There is a mold, somewhere on this planet, into which human beings are inserted… and out come city officials.
City officials, as anyone who is not one can attest, are not human. They are something else entirely, something incomprehensible. Some of them look almost human, but don’t be fooled. They live in a world all their own, they speak their own language, they think in ways beyond the grasp of mere mortals. Some even believe that they are still human, but this is simply self-delusion… we can see that plainly they are not.
I offer, by way of example of this deviant behavior, the recent garbage collection schedule created by city hall in the little French town in which I live. I am sure countless committees have worked tirelessly on this program (no doubt racking up substantial overtime benefits) – and they will likely win an award for it when all the little bureaucratic aliens gather at their annual self-congratulation party (at tax payer’s expense, I might add). But in short, here it is.
Oh, before I go into the details, let me explain the way garbage collection has always been handled in the past. Every night you put out a small bag of garbage, and each morning it was collected. If the garbage man did not feel like taking it, then he didn’t. In that case, you moved the neglected bag a few meters to in front of your neighbor’s house and complained bitterly about how messy and unsightly they keep their place. In short, everyone was happy.
Now, onto the new plan (I paraphrase in the interest of comprehension):
“Garbage collection will continue as before, with pickup each night, with the following exceptions:”
Sunday:
No garbage will be collected on Sunday (not a big change, as they never did before, even though they said that they did and were likely paid overtime for working on the Sabbath, but everyone knew they didn’t actually come by, so we ignored this part of the schedule). Okay, so far no problem.
Monday:
On Monday we will pick up big things, unless we decide they are too big or too heavy or we are feeling a bit hung-over from the weekend.
Tuesday:
We will reluctantly take your trash on Tuesday, unless we decide that there is anything in the bag that could be recycled. If you are trying to get away with pitching something that could be ground up and made into asphalt for road resurfacing or tomorrows newspaper, then you are an anti-environmental cretin who does not disserve (nor will you receive) the loving attention of the city fathers. As to what we consider “recyclable”, that is for us to know and for you to find out.
Wednesday:
If you live on the West Area of the city (a boundary determined by committee, constantly changing and having no relationship, by the way, with any particular compass direction) then you will have your recycled material picked up on this day. But only if the assorted refuse is placed in the appropriate “Blue Bags” furnished by the city – which by the way, are actually yellow in color (figure that one out – since the city refers to this recycled material as “Green Waste”).

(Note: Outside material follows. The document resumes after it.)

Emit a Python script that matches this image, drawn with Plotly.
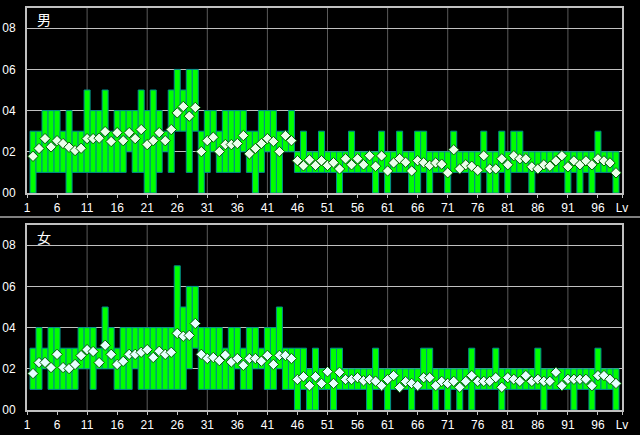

Just what constitutes recyclable material is anyone’s guess – since it will likely change from week to week. Basically, if we don’t pick up your garbage on Tuesday, some of it is recyclable. If we leave your recyclable bag on the curb on Wednesday (if you reside in the West Area) then you put stuff in there that shouldn’t have been there.
Thursday:
Now comes the time for the folks in the East Area to play garbage roulette. (There is a “Central Area” as well, that is on a different schedule, but apparently this is top secret, as they allude to it but are not in a position to share any of the details.) The same rules that apply to the West Area obviously apply here as well, except, of course, in reverse.
They don’t say anything about coming back to the West Area today for regular garbage, so I suspect they will not. It takes a long time to sort through those Yellow colored Blue bags of Green garbage looking for Gray (what they call the non-recyclable stuff) trash. We probably won’t see these guys again until next Tuesday, when they decide not to pick up my garbage because I threw away a plastic spoon or something.
but there's a hitch...
And with this in mind and the new schedule firmly in hand and a public awareness program well underway – we regret to announce that we need to change it. Okay, this really is the schedule (so learn to live with it), except that next week there is a holiday. So, those who would have regular “Blue Bag” collection on Tuesday, will wait until Wednesday… and those in the East Area who are regularly scheduled for Wednesday, must call city hall to arrange an emergency recyclable pickup (I am not kidding) or wait until the following week (or, throw the stuff in front of your neighbor’s house and show them for the slobs that we know they truly are).
The normal schedule will then resume for one week, but then (again) there is a holiday. So we will let you know what we will do… because it is now 3 p.m. and time to close our offices for the day. And thank you for your assistance in the smooth and efficient management of our city.
The funny thing is, I know how all my neighbors will respond to this new program. They will put their garbage out on the side of the road each night, as they always have, and if it is still there in the morning, they will move it to in front of their neighbor’s house. Eventually it will be collected or scattered by animals – the city will announce that the program has exceeded all expectations, someone will be hired to write a case-study paper on the whole affair… and awards will be received.
Awards, by the way, that can only be picked up on Tuesday by those living on the North Area during weeks without a holiday.